Without changing a character, return the entries, but not the images they hold.

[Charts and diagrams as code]
───

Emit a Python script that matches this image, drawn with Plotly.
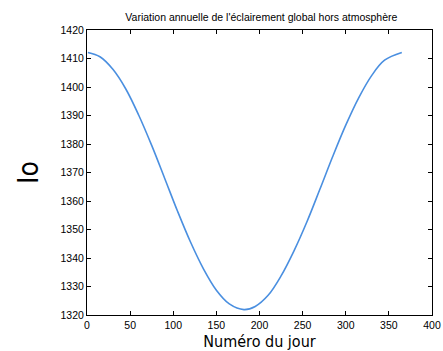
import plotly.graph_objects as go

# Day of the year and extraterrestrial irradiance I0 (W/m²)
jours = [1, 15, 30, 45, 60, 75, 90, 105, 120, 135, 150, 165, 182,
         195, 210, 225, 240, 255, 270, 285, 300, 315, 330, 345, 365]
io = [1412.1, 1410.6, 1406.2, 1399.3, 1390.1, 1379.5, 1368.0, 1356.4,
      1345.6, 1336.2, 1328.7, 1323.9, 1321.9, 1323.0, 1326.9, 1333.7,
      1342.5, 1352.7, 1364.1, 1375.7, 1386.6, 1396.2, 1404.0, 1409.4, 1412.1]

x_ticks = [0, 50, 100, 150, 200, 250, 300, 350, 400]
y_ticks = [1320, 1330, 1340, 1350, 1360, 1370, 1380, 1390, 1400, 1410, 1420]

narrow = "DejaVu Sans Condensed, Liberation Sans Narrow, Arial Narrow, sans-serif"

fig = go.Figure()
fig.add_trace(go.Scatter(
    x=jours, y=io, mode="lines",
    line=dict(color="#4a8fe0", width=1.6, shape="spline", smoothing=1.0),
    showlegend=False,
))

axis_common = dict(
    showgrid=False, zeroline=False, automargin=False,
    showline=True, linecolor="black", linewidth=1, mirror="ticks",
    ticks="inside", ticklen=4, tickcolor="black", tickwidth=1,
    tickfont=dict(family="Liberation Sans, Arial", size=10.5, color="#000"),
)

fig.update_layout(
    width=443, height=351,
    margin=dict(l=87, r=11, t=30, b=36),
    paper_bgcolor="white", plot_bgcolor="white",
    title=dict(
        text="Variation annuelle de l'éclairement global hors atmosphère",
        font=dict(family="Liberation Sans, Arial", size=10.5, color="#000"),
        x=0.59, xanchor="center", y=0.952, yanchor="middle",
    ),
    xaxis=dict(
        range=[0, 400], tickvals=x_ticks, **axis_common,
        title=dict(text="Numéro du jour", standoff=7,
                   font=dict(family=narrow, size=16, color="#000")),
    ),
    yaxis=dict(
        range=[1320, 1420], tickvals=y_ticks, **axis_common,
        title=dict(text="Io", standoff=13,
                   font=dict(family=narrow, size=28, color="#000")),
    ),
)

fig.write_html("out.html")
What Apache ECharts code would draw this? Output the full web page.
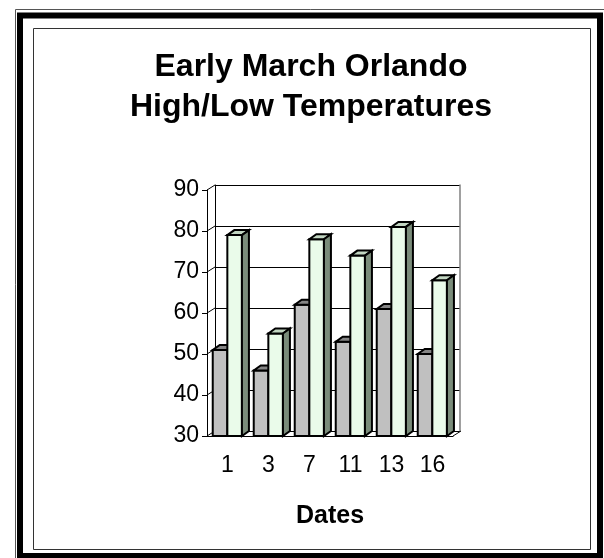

───

## Response to the exercise
Emit a Python script that matches this image, drawn with Plotly.
import plotly.graph_objects as go

# Day of the year and extraterrestrial irradiance I0 (W/m²)
jours = [1, 15, 30, 45, 60, 75, 90, 105, 120, 135, 150, 165, 182,
         195, 210, 225, 240, 255, 270, 285, 300, 315, 330, 345, 365]
io = [1412.1, 1410.6, 1406.2, 1399.3, 1390.1, 1379.5, 1368.0, 1356.4,
      1345.6, 1336.2, 1328.7, 1323.9, 1321.9, 1323.0, 1326.9, 1333.7,
      1342.5, 1352.7, 1364.1, 1375.7, 1386.6, 1396.2, 1404.0, 1409.4, 1412.1]

x_ticks = [0, 50, 100, 150, 200, 250, 300, 350, 400]
y_ticks = [1320, 1330, 1340, 1350, 1360, 1370, 1380, 1390, 1400, 1410, 1420]

narrow = "DejaVu Sans Condensed, Liberation Sans Narrow, Arial Narrow, sans-serif"

fig = go.Figure()
fig.add_trace(go.Scatter(
    x=jours, y=io, mode="lines",
    line=dict(color="#4a8fe0", width=1.6, shape="spline", smoothing=1.0),
    showlegend=False,
))

axis_common = dict(
    showgrid=False, zeroline=False, automargin=False,
    showline=True, linecolor="black", linewidth=1, mirror="ticks",
    ticks="inside", ticklen=4, tickcolor="black", tickwidth=1,
    tickfont=dict(family="Liberation Sans, Arial", size=10.5, color="#000"),
)

fig.update_layout(
    width=443, height=351,
    margin=dict(l=87, r=11, t=30, b=36),
    paper_bgcolor="white", plot_bgcolor="white",
    title=dict(
        text="Variation annuelle de l'éclairement global hors atmosphère",
        font=dict(family="Liberation Sans, Arial", size=10.5, color="#000"),
        x=0.59, xanchor="center", y=0.952, yanchor="middle",
    ),
    xaxis=dict(
        range=[0, 400], tickvals=x_ticks, **axis_common,
        title=dict(text="Numéro du jour", standoff=7,
                   font=dict(family=narrow, size=16, color="#000")),
    ),
    yaxis=dict(
        range=[1320, 1420], tickvals=y_ticks, **axis_common,
        title=dict(text="Io", standoff=13,
                   font=dict(family=narrow, size=28, color="#000")),
    ),
)

fig.write_html("out.html")
What Apache ECharts code would draw this? Output the full web page.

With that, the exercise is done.